> Direction
Pull out every line below containing the word "chart".

> Supplied material

+++++

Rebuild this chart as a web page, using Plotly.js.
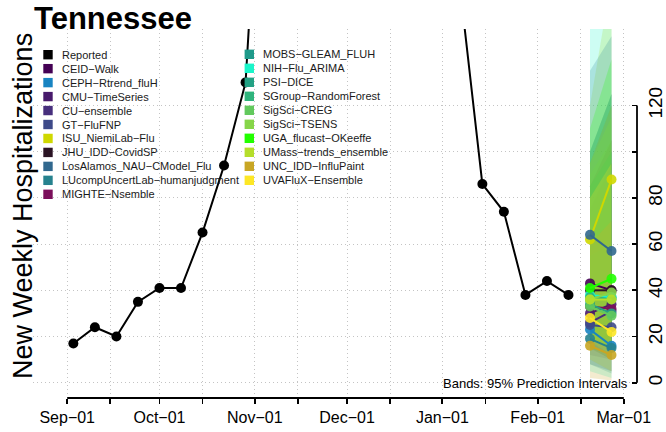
<!DOCTYPE html>
<html>
<head>
<meta charset="utf-8">
<script src="https://cdn.plot.ly/plotly-3.0.1.min.js"></script>
<style>html,body{margin:0;padding:0;background:#fff;}</style>
</head>
<body>
<div id="chart" style="width:666px;height:432px;"></div>
<script>
// Weekly reported hospital admissions (week ending dates)
const reportedDates = [
  '2022-09-03','2022-09-10','2022-09-17','2022-09-24','2022-10-01','2022-10-08',
  '2022-10-15','2022-10-22','2022-10-29','2022-11-05','2022-11-12','2022-11-19',
  '2022-11-26','2022-12-03','2022-12-10','2022-12-17','2022-12-24','2022-12-31',
  '2023-01-07','2023-01-14','2023-01-21','2023-01-28','2023-02-04','2023-02-11'
];
const reportedValues = [
  17, 24, 20, 35, 41, 41,
  65, 94, 130, 262, 430, 610,
  760, 700, 520, 390, 300, 235,
  168, 86, 74, 38, 44, 38
];

// Forecasting teams and their colours
const models = [
  'CEID-Walk','CEPH-Rtrend_fluH','CMU-TimeSeries','CU-ensemble','GT-FluFNP',
  'ISU_NiemiLab-Flu','JHU_IDD-CovidSP','LosAlamos_NAU-CModel_Flu',
  'LUcompUncertLab-humanjudgment','MIGHTE-Nsemble',
  'MOBS-GLEAM_FLUH','NIH-Flu_ARIMA','PSI-DICE','SGroup-RandomForest','SigSci-CREG',
  'SigSci-TSENS','UGA_flucast-OKeeffe','UMass-trends_ensemble','UNC_IDD-InfluPaint',
  'UVAFluX-Ensemble'
];
const modelColors = [
  '#440154','#1884c2','#481a6c','#472f7d','#3e4a89',
  '#cfd800','#2b1424','#31688e','#26828e','#7b0f5b',
  '#1f9a8a','#1af5c9','#23a184','#2fb47c','#62c95d',
  '#86d549','#22ff00','#b5de2b','#c8a624','#fde725'
];

// Forecast target weeks (1 and 2 weeks ahead)
const forecastDates = ['2023-02-18', '2023-02-25'];
// Point forecasts (median)
const medianWk1 = [43, 23, 30, 26, 25, 62, 40, 64, 19, 33, 36, 38, 34, 37, 33, 36, 41, 36, 16, 28];
const medianWk2 = [40, 16, 34, 31, 24, 88, 40, 57, 15, 32, 37, 37, 30, 36, 29, 39, 45, 36, 12, 22];
// 95% prediction interval bounds
const lowerWk1 = [25, 10, 15, 12,  8, 30, 20, 35,  8, 15, 18,   5, 15, 20, 15, 18, 20, 18,  2, 10];
const lowerWk2 = [15,  5, 12, 10,  5, 35, 15, 25,  4, 10, 12,   2, 10, 15, 10, 15, 15, 12,  1,  5];
const upperWk1 = [95, 60, 75, 70, 80,120,100,135, 55, 85,100, 170, 85, 85, 90, 95,110, 95, 60, 80];
const upperWk2 = [120,70, 95, 90, 95,175,125,150, 60,105,125, 210,100,100,105,115,140,120, 70, 95];

// Axis ticks
const xTickDates = [
  '2022-09-01','2022-09-15','2022-10-01','2022-10-15','2022-11-01','2022-11-15',
  '2022-12-01','2022-12-15','2023-01-01','2023-01-15','2023-02-01','2023-02-15','2023-03-01'
];
const xTickLabels = ['Sep\u221201','','Oct\u221201','','Nov\u221201','','Dec\u221201','',
                     'Jan\u221201','','Feb\u221201','','Mar\u221201'];
const yTickValues = [0, 20, 40, 60, 80, 100, 120];
const yTickLabels = ['0', '20', '40', '60', '80', '', '120'];

// ---- plot geometry (pixels) ----
const W = 666, H = 432;
const PL = 33, PR = 631, PT = 29, PB = 398;
const xp = px => (px - PL) / (PR - PL);
const yp = py => (PB - py) / (PB - PT);
const dash = s => s.replace(/-/g, '\u2212');

function rgba(hex, a) {
  const n = parseInt(hex.slice(1), 16);
  return 'rgba(' + ((n >> 16) & 255) + ',' + ((n >> 8) & 255) + ',' + (n & 255) + ',' + a + ')';
}

const traces = [];

// prediction interval bands
models.forEach((m, i) => {
  traces.push({
    type: 'scatter', mode: 'lines',
    x: [forecastDates[0], forecastDates[1], forecastDates[1], forecastDates[0]],
    y: [lowerWk1[i], lowerWk2[i], upperWk2[i], upperWk1[i]],
    fill: 'toself', fillcolor: rgba(modelColors[i], 0.22),
    line: { width: 0 }, hoverinfo: 'skip', showlegend: false
  });
});

// reported series
traces.push({
  type: 'scatter', mode: 'lines+markers', name: 'Reported',
  x: reportedDates, y: reportedValues,
  line: { color: '#000', width: 2 },
  marker: { color: '#000', size: 10 },
  showlegend: false
});

// point forecasts
models.forEach((m, i) => {
  traces.push({
    type: 'scatter', mode: 'lines+markers', name: m,
    x: forecastDates, y: [medianWk1[i], medianWk2[i]],
    line: { color: modelColors[i], width: 2 },
    marker: { color: modelColors[i], size: 10, opacity: 0.9 },
    showlegend: false
  });
});

// ---- hand-placed two-column key ----
const shapes = [];
const annotations = [];
const col1 = ['Reported'].concat(models.slice(0, 10));
const col1Colors = ['#000000'].concat(modelColors.slice(0, 10));
const col2 = models.slice(10);
const col2Colors = modelColors.slice(10);

function keyEntry(label, color, cx, cy) {
  const h = 4.7;
  shapes.push({
    type: 'rect', xref: 'paper', yref: 'paper', layer: 'above',
    x0: xp(cx - h), x1: xp(cx + h), y0: yp(cy + h), y1: yp(cy - h),
    fillcolor: color, line: { width: 0 }
  });
  annotations.push({
    xref: 'paper', yref: 'paper', x: xp(cx + 12), y: yp(cy),
    xanchor: 'left', yanchor: 'middle', showarrow: false,
    text: dash(label), font: { size: 11, color: '#1a1a1a' }
  });
}
col1.forEach((t, i) => keyEntry(t, col1Colors[i], 48, 54.7 + i * 13.96));
col2.forEach((t, i) => keyEntry(t, col2Colors[i], 249.3, 54.3 + i * 14.0));

// axis spines limited to the tick span
shapes.push({
  type: 'line', xref: 'paper', yref: 'y', layer: 'above',
  x0: xp(637), x1: xp(637), y0: 0, y1: 120,
  line: { color: '#000', width: 1.8 }
});
shapes.push({
  type: 'line', xref: 'x', yref: 'paper', layer: 'above',
  x0: xTickDates[0], x1: xTickDates[xTickDates.length - 1], y0: 0, y1: 0,
  line: { color: '#000', width: 1.8 }
});

annotations.push({
  xref: 'paper', yref: 'paper', x: xp(23), y: yp(206),
  xanchor: 'center', yanchor: 'middle', textangle: -90, showarrow: false,
  text: 'New Weekly Hospitalizations', font: { size: 27, color: '#000' }
});
annotations.push({
  xref: 'paper', yref: 'paper', x: xp(630), y: yp(383),
  xanchor: 'right', yanchor: 'middle', showarrow: false,
  text: 'Bands: 95% Prediction Intervals', font: { size: 13, color: '#000' }
});

const layout = {
  width: W, height: H,
  margin: { l: PL, r: W - PR, t: PT, b: H - PB, pad: 0 },
  paper_bgcolor: '#ffffff', plot_bgcolor: '#ffffff',
  showlegend: false,
  font: { family: 'Liberation Sans, Arial, Helvetica, sans-serif', color: '#000' },
  title: {
    text: '<b>Tennessee</b>', xref: 'container', yref: 'container',
    x: 34 / W, xanchor: 'left', y: 1 - 18 / H, yanchor: 'middle',
    font: { size: 31, color: '#000' }
  },
  xaxis: {
    type: 'date', range: ['2022-08-20 21:00', '2023-03-03 08:00'],
    tickmode: 'array', tickvals: xTickDates, ticktext: xTickLabels,
    ticks: 'outside', ticklen: 5, tickwidth: 1.8, tickcolor: '#000',
    tickfont: { size: 16, color: '#000' },
    showline: false, zeroline: false,
    showgrid: true, gridcolor: '#c4c4c4', gridwidth: 1, griddash: '1px,3px'
  },
  yaxis: {
    range: [-6.62, 153.12], side: 'right', anchor: 'free', position: 1, shift: 6,
    tickmode: 'array', tickvals: yTickValues, ticktext: yTickLabels,
    ticks: 'inside', ticklen: 5, tickwidth: 1.8, tickcolor: '#000',
    tickangle: -90, tickfont: { size: 19, color: '#000' }, ticklabelstandoff: 5,
    showline: false, zeroline: false,
    showgrid: true, gridcolor: '#c4c4c4', gridwidth: 1, griddash: '1px,3px'
  },
  shapes: shapes,
  annotations: annotations
};

Plotly.newPlot('chart', traces, layout, { staticPlot: true, displayModeBar: false });
</script>
</body>
</html>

+++++

> Answer to the task
Rebuild this chart as a web page, using Plotly.js.
<div id="chart" style="width:666px;height:432px;"></div>
Plotly.newPlot('chart', traces, layout, { staticPlot: true, displayModeBar: false });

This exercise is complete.